Dancing Arabs / A Borrowed Identity

Only Escape Remains

Love, friendship and your own future: The coming-of-age story of a Palestinian in Israel shows life under occupation from a personal perspective. Unfortunately “Dancing Arabs” shows that the personal cannot be transcended. By Phil Butland

DancingArabs_Poster_DEF-20154241524Eyad is the only Palestinian in an Israeli élite school. He falls in love with his Jewish classmate Naomi and she with him. Can their love prevail against social and family pressure? Eyad befriends the disabled Israeli Yonatan, who suffers from muscular dystrophy and is in a wheelchair. Can the two outsiders learn from each other and be accepted by a discriminatory society?

Such questions often end lead to clichés and superficial “solutions”. Indeed, other directors and screenwriters have produced respectable, but ultimately uninteresting, films from similar dilemmas. Director Eran Riklis (“The Syrian Bride,” “Lemon Tree”) and screenwriter Sayed Kashua (author of the autobiographical novel “The dancing Arabs”, on which this film is based) are more ambitious. They highlight the social roots of these problems, and refuse to offer us a “Romeo and Juliet” story, where all conflicts could be resolved if only parents listened to their children and we all loved each other.
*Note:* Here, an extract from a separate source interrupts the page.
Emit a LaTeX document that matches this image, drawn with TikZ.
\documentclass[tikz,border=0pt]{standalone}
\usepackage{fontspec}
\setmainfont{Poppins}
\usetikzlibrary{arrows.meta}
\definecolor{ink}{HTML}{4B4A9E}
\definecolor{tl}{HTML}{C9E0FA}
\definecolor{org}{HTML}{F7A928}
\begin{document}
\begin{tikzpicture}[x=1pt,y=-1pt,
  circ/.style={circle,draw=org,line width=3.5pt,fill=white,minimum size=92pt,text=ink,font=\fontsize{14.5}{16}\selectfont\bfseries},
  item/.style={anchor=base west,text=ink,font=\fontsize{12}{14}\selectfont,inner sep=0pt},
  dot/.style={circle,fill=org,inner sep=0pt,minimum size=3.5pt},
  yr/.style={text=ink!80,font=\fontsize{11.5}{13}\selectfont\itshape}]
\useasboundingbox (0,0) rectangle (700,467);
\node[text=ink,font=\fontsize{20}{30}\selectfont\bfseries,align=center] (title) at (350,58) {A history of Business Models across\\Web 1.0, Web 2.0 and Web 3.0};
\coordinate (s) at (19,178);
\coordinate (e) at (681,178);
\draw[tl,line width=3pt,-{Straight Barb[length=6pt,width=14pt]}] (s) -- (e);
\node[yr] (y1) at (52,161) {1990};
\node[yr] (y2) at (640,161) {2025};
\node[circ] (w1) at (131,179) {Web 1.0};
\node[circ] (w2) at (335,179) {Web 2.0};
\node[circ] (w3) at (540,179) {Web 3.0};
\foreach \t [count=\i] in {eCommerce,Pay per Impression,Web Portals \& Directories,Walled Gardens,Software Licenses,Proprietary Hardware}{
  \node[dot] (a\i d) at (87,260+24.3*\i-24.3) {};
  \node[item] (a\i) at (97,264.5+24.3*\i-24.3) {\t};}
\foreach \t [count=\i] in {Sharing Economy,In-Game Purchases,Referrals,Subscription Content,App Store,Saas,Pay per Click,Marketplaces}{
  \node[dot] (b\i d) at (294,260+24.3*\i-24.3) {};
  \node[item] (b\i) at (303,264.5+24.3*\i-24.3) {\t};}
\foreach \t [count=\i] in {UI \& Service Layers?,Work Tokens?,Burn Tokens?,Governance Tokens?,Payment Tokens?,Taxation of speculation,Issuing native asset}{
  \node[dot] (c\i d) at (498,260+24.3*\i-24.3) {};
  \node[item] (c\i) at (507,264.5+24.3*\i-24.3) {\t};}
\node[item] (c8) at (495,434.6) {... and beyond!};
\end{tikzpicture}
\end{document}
No “Romeo and Juliet” Story

All of the film’s protagonists are affected by the Israeli occupation, but they are not affected equally. For Eyad, life under occupation means being attacked at a bus stop, or being controlled by soldiers when he speaks a sentence in Arabic. Naomi must choose between her feelings and a good job in the army.
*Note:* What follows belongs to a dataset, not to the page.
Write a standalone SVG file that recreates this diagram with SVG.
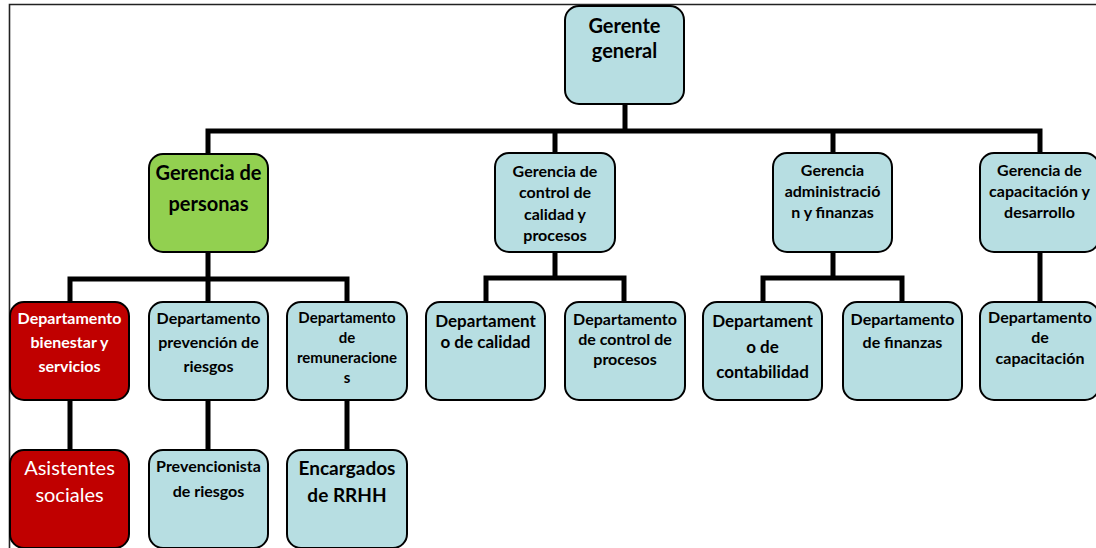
<svg xmlns="http://www.w3.org/2000/svg" width="1096" height="548" viewBox="0 0 1096 548">
<style>
.box{stroke:#000;stroke-width:2}
.blue{fill:#b7dee2}
.green{fill:#92d050}
.red{fill:#c00000}
.t{font-family:Lato,"Liberation Sans",sans-serif;font-weight:bold;text-anchor:middle;fill:#000}
.w{fill:#fff}
.r{font-weight:normal}
.conn{stroke:#000;stroke-width:5;fill:none}
</style>
<rect x="0" y="0" width="1096" height="548" fill="#fff"/>
<path d="M9.5 548 V4.5 H1096" fill="none" stroke="#222" stroke-width="1.6"/>
<g id="connectors">
<path class="conn" d="M625 104 V131 M208 154 V131 H1040 V154 M555 131 V154 M833 131 V154"/>
<path class="conn" d="M208 252 V279 M70 302 V279 H347 V302 M208 279 V302"/>
<path class="conn" d="M70 400 V450 M208 400 V450 M347 400 V450"/>
<path class="conn" d="M555 252 V278 M486 302 V278 H624 V302"/>
<path class="conn" d="M833 252 V278 M763 302 V278 H902 V302"/>
<path class="conn" d="M1040 252 V302"/>
</g>
<g id="gerente-general">
<rect class="box blue" x="565" y="6" width="119" height="98" rx="14"/>
<text class="t" font-size="20" x="624.5" y="33">Gerente</text>
<text class="t" font-size="20" x="624.5" y="58">general</text>
</g>
<g id="gerencia-personas">
<rect class="box green" x="149" y="154" width="119" height="98" rx="14"/>
<text class="t" font-size="20" x="208.5" y="180">Gerencia de</text>
<text class="t" font-size="20" x="208.5" y="211">personas</text>
</g>
<g id="gerencia-control">
<rect class="box blue" x="495" y="153" width="120" height="99" rx="14"/>
<text class="t" font-size="16" x="555" y="177">Gerencia de</text>
<text class="t" font-size="16" x="555" y="198">control de</text>
<text class="t" font-size="16" x="555" y="220">calidad y</text>
<text class="t" font-size="16" x="555" y="241">procesos</text>
</g>
<g id="gerencia-admin">
<rect class="box blue" x="773" y="153" width="119" height="99" rx="14"/>
<text class="t" font-size="16" x="832.5" y="176">Gerencia</text>
<text class="t" font-size="16" x="832.5" y="197">administració</text>
<text class="t" font-size="16" x="832.5" y="218">n y finanzas</text>
</g>
<g id="gerencia-capacitacion">
<rect class="box blue" x="980" y="153" width="119" height="99" rx="14"/>
<text class="t" font-size="16" x="1039.5" y="176">Gerencia de</text>
<text class="t" font-size="16" x="1039.5" y="197">capacitación y</text>
<text class="t" font-size="16" x="1039.5" y="218">desarrollo</text>
</g>
<g id="depto-bienestar">
<rect class="box red" x="10" y="302" width="119" height="98" rx="14"/>
<text class="t w" font-size="16" x="69.5" y="324">Departamento</text>
<text class="t w" font-size="16" x="69.5" y="348">bienestar y</text>
<text class="t w" font-size="16" x="69.5" y="372">servicios</text>
</g>
<g id="depto-prevencion">
<rect class="box blue" x="149" y="302" width="119" height="98" rx="14"/>
<text class="t" font-size="16" x="208.5" y="324">Departamento</text>
<text class="t" font-size="16" x="208.5" y="348">prevención de</text>
<text class="t" font-size="16" x="208.5" y="372">riesgos</text>
</g>
<g id="depto-remuneraciones">
<rect class="box blue" x="287" y="302" width="120" height="98" rx="14"/>
<text class="t" font-size="15" x="347" y="323">Departamento</text>
<text class="t" font-size="15" x="347" y="343">de</text>
<text class="t" font-size="15" x="347" y="363">remuneracione</text>
<text class="t" font-size="15" x="347" y="383">s</text>
</g>
<g id="depto-calidad">
<rect class="box blue" x="426" y="302" width="119" height="98" rx="14"/>
<text class="t" font-size="17" x="485.5" y="327">Departament</text>
<text class="t" font-size="17" x="485.5" y="348">o de calidad</text>
</g>
<g id="depto-control-procesos">
<rect class="box blue" x="565" y="302" width="120" height="98" rx="14"/>
<text class="t" font-size="16" x="625" y="325">Departamento</text>
<text class="t" font-size="16" x="625" y="345">de control de</text>
<text class="t" font-size="16" x="625" y="365">procesos</text>
</g>
<g id="depto-contabilidad">
<rect class="box blue" x="703" y="302" width="119" height="98" rx="14"/>
<text class="t" font-size="17" x="762.5" y="327">Departament</text>
<text class="t" font-size="17" x="762.5" y="353">o de</text>
<text class="t" font-size="17" x="762.5" y="378">contabilidad</text>
</g>
<g id="depto-finanzas">
<rect class="box blue" x="843" y="302" width="119" height="98" rx="14"/>
<text class="t" font-size="16" x="902.5" y="325">Departamento</text>
<text class="t" font-size="16" x="902.5" y="348">de finanzas</text>
</g>
<g id="depto-capacitacion">
<rect class="box blue" x="980" y="302" width="119" height="98" rx="14"/>
<text class="t" font-size="16" x="1040" y="323">Departamento</text>
<text class="t" font-size="16" x="1040" y="343">de</text>
<text class="t" font-size="16" x="1040" y="364">capacitación</text>
</g>
<g id="asistentes-sociales">
<rect class="box red" x="10" y="450" width="119" height="98" rx="14"/>
<text class="t w r" font-size="20" x="69.5" y="475">Asistentes</text>
<text class="t w r" font-size="20" x="69.5" y="502">sociales</text>
</g>
<g id="prevencionista">
<rect class="box blue" x="149" y="450" width="119" height="98" rx="14"/>
<text class="t" font-size="16" x="208.5" y="472">Prevencionista</text>
<text class="t" font-size="16" x="208.5" y="497">de riesgos</text>
</g>
<g id="encargados-rrhh">
<rect class="box blue" x="287" y="450" width="120" height="98" rx="14"/>
<text class="t" font-size="19" x="347" y="475">Encargados</text>
<text class="t" font-size="19" x="347" y="502">de RRHH</text>
</g>
</svg>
As director Hany Abu-Assad showed in “Paradise Now”, light-skinned Arabs can be perceived as Jewish Israelis, and so can escape much everyday discrimination. Yet “Dancing Arabs” shows that this comes at the price of giving up their own language and culture and renouncing their friends.
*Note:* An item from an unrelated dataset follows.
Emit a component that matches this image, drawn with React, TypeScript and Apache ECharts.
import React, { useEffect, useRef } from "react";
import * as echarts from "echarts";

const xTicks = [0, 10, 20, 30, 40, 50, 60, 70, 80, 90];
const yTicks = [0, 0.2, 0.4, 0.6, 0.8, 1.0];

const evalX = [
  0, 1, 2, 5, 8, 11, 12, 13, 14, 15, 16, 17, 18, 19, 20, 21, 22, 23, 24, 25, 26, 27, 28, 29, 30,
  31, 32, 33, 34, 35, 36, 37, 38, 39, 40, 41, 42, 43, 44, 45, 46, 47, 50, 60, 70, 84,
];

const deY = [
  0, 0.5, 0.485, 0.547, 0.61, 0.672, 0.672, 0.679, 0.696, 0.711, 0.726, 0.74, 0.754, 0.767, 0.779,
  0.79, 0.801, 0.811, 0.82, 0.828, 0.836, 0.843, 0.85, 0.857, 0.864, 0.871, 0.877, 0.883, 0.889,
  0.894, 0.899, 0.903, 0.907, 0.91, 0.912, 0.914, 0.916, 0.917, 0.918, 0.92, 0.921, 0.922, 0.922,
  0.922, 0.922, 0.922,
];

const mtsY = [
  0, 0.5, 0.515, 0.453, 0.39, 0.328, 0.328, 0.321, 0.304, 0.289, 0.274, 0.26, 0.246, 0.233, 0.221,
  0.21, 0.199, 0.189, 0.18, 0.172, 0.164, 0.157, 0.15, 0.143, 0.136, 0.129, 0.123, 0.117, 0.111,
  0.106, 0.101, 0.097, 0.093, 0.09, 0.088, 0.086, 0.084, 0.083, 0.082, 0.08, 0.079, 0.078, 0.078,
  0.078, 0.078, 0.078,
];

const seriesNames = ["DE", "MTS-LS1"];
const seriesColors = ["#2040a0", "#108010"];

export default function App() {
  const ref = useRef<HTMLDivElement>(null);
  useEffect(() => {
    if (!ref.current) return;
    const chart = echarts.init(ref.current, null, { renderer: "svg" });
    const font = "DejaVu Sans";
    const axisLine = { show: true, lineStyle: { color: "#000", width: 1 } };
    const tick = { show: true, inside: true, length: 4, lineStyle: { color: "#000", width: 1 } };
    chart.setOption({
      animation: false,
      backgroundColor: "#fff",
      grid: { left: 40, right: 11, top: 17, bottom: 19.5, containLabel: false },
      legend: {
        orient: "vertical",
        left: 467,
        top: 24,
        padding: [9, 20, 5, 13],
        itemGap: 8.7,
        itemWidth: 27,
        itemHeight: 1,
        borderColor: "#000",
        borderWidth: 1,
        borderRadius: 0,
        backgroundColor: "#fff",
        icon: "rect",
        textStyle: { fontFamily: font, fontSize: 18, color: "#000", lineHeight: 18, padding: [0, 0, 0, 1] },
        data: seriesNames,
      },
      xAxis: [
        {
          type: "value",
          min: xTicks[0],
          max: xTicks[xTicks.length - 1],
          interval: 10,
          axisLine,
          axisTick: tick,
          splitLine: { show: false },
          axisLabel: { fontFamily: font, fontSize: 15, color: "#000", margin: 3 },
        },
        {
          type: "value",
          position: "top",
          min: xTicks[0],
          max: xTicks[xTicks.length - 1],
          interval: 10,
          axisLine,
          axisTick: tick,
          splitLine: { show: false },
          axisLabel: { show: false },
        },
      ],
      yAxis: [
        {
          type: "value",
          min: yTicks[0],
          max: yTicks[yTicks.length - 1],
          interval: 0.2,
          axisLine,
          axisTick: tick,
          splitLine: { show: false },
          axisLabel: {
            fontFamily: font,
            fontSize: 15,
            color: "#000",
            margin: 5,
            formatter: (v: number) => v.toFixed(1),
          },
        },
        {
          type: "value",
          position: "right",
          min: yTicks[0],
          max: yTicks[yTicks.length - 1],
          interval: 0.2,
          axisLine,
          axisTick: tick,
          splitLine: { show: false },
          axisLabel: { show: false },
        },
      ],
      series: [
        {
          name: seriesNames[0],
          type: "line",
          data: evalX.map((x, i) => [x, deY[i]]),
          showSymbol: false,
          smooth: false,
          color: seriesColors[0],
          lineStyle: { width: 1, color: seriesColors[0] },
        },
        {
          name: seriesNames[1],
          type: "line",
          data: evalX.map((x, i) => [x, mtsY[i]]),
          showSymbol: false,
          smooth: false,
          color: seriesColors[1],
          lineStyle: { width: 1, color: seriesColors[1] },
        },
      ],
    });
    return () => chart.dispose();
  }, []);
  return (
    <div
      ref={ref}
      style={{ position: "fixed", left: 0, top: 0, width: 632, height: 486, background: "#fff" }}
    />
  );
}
In one scene, workers in the kitchen of a restaurant are listening to Arabic music. As soon as the head waiter arrives, they turn off the music and suddenly begin speaking Hebrew. They are all Arabs, using Jewish names to find work. Their dream is to become a waiter – a job that is only available to Jewish Israelis.

Individual solutions

The occupation does not just affect career opportunities and your love life. Armed soldiers and racist graffiti and stickers are everywhere. In front of the “Dome of the Rock” in Jerusalem the only flag flying is Israeli. But the occupation also acts much more subtly than on this symbolic level.

In literature classes Eyad and his classmates read a novel by Amos Oz, one of the most famous representatives of liberal Zionism. Eyad eloquently shows the Orientalist thinking central to even supposed anti-racists like Oz, who consistently depicts Palestinians as dependent and childlike second-class citizens, waiting to be freed by progressive Israelis.

“Dancing Arabs” rejects the liberal view that the Israeli-Palestinian conflict is one between two equally powerful nations, and is clearly on the side of the oppressed. This commendable partisanship makes it regrettable (albeit fully understandable) that it only sees individual solutions out of the terrible situations.

Jewish Israelis always have the limited choice between adapting to the racist sate, or resisting – knowing that resistance could isolate them from their friends and family. Arabs are denied even this choice. The only way out is to leave their family and their culture, either by assimilation or by flight (Eyad experiences a small personal liberation when he flees to Berlin). Yet even if individuals find a small personal solution, the system of repression remains.

Hoping for Saddam Hussein

Other solutions are conceivable, and yet offer a very limited vision of freedom.  The film takes place in the 1980s and 1990s, when the region was at war, first in Lebanon, later in Iraq. For a short time, the desperate Palestinians hoped that Saddam Hussein could free them. But it becomes quickly clear that the Arab leaders are too weak – and are not interested in the fate of the Palestinians anyway.

The film sees the possibility of liberation – but only in the past. Eyad’s father was a communist resistance fighter in the 1960s. Because of his politics he lost any chance of an education or a career. Now liberation appears to be only possible from outside Palestine – if it is at all possible.

In fact, in 1987 – within the time period in which this film takes place – we saw the first Intifada, where Palestinians tried to shape their own destiny. The Intifada was ultimately unable to shift the balance of power in the colonial state, but it did provide Palestinians with a new self=confidence. This feeling and experience of liberation is largely absent from this film.

Having said this, it would be unfair to condemn “Dancing Arabs” for not being optimistic about the situation of the Palestinians – this situation is indeed as bleak as depicted in the film.

All the more reason to fundamentally change the situation.

“Dancing Arabs” / “A Borrowed Identity”. Director: Eran Riklis / Israel, Germany, France 2014. In German cinemas from May 21 2015.